KDC query client performance

ghudson@MIT.EDU ghudson at MIT.EDU
Sun Feb 13 16:52:24 EST 2011


We've been looking into some cases where MIT krb5 imposes unreasonable
performance penalties on scenarios where krb5 doesn't even wind up
getting used.  For instance, in one scenario, turning on ssh's
GSSAPIKeyExchange feature caused 96 DNS requests and 12 KDC requests
to conclude that there was no krb5 support for a target host on a
local network, for a delay of about four seconds.

As a first step, I've restructured the locate/sendto code so that we
don't resolve hostnames until we need them.  (I haven't yet extended
the KDC location module to be able to take advantage of this support.)

Some other steps we'd like to consider:

1. Turn off the realm walk on the client by default.  This is the
logic where the client assumes that (a) cross-realm key sharing is
most likely to be arranged along the domain hierarchy of realms, and
(b) the local KDC is only smart enough to return a cross-tgt for the
realm we ask for, not for an intermediate realm.  The second
assumption is no longer likely to be true; for quite a long time now,
KDCs have been smart enough to perform the realm walk internally and
respond with a TGT referral.  The down side of the realm walk is that
we commonly make three or more KDC queries to determine that a guessed
target realm doesn't exist within the local realm's federation.

It would actually be nice to eliminate this support entirely, as it's
a big source of complexity in the TGS request code.  But a more
conservative first step is to turn it off and allow it to be turned
back on.

2. Speeding up the client retry loop, so that it doesn't take as long
to time out when you're behind a firewall which black-holes port 88.
Currently we wait one second per UDP address per pass (and per TCP
address on the first pass), and also wait 2s/4s/8s/16s (or 30s in
total) at the end of each pass.

In order to be nice to KDC load, I think it's still prudent to wait
one second per server address on the first pass.  After that we're
mostly trying to be nice to the network, and networks have gotten much
faster.  So I think once we reach the end of the first pass, we ought
to speed everything up by a factor of ten--that is, wait only 100ms
between UDP queries on the second and later passes, and wait
200ms/400ms/800ms/1600ms at the end of passes.

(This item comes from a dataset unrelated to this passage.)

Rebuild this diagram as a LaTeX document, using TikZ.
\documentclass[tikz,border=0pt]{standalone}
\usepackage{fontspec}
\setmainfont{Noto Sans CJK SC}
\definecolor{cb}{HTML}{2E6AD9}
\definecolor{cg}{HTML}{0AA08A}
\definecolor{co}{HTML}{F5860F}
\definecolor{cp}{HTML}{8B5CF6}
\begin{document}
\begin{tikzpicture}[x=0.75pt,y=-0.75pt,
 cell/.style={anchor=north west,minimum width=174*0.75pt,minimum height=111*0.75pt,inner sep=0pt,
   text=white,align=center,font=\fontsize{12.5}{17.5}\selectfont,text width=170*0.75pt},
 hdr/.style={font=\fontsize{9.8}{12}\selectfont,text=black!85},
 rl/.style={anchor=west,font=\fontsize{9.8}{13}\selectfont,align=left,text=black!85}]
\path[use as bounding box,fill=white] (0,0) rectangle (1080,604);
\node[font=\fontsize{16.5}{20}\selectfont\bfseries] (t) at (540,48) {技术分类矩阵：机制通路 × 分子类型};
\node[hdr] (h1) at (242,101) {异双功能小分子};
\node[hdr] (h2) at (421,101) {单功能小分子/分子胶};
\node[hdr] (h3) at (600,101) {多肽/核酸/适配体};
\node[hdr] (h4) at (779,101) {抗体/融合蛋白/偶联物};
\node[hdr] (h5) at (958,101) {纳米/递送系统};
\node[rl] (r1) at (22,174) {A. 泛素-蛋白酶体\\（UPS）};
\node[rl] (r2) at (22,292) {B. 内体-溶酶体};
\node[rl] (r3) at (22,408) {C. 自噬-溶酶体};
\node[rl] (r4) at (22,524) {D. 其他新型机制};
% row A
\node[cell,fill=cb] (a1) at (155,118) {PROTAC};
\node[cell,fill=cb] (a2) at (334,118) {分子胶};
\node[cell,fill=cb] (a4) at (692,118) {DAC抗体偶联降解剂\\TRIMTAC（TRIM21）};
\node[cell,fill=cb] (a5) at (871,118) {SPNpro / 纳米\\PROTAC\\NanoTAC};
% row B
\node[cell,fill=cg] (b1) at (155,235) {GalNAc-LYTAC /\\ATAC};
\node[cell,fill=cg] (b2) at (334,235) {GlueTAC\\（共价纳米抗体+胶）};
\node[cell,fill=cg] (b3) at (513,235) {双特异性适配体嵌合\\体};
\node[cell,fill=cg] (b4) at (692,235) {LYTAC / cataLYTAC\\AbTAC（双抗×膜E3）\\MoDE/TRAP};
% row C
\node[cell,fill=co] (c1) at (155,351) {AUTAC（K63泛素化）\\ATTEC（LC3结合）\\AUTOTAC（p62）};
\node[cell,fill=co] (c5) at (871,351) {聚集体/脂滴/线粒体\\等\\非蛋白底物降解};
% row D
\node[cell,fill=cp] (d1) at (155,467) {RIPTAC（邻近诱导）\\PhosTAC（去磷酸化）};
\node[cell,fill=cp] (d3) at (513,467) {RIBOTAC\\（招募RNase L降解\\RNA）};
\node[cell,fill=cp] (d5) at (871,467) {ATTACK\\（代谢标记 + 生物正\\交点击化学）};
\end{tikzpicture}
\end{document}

3. Eliminate the second default UDP port (750) when parsing profile
kdc entries.  When a KDC is inaccessible, this causes extra delays,
and also extra DNS requests due to the way the code is structured.  We
have always restricted the second default port to UDP over IPv4,
likely because it was intended as a krb4 transition measure.

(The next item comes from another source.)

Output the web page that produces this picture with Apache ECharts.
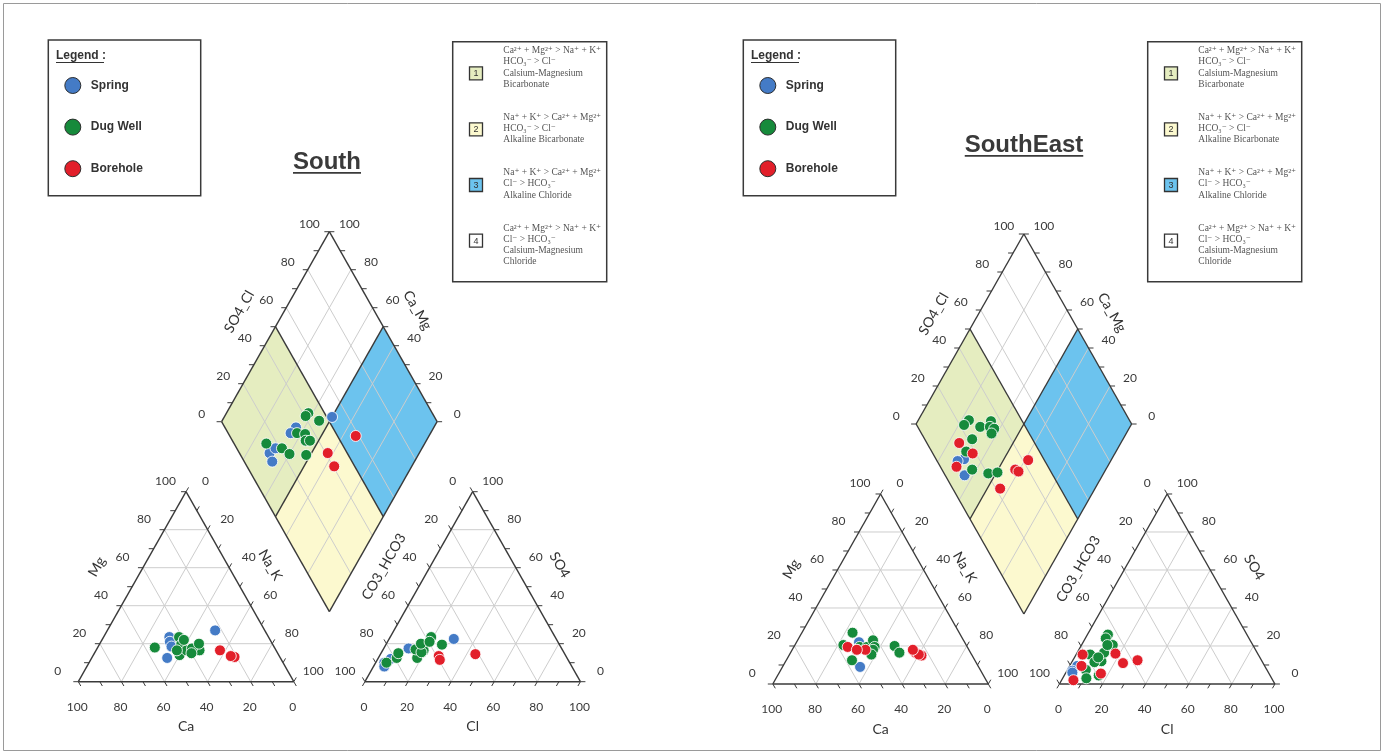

Unfortunately, this change is likely to break a handful of deployments
which happen to serve KDC requests only on port 750 and win because
they only need it to work over IPv4 UDP (and don't have any Heimdal
clients, or configure their Heimdal clients to use port 750
explicitly).  I'm not sure if it's worth not breaking these
environments at the cost of extra delays in more common cases.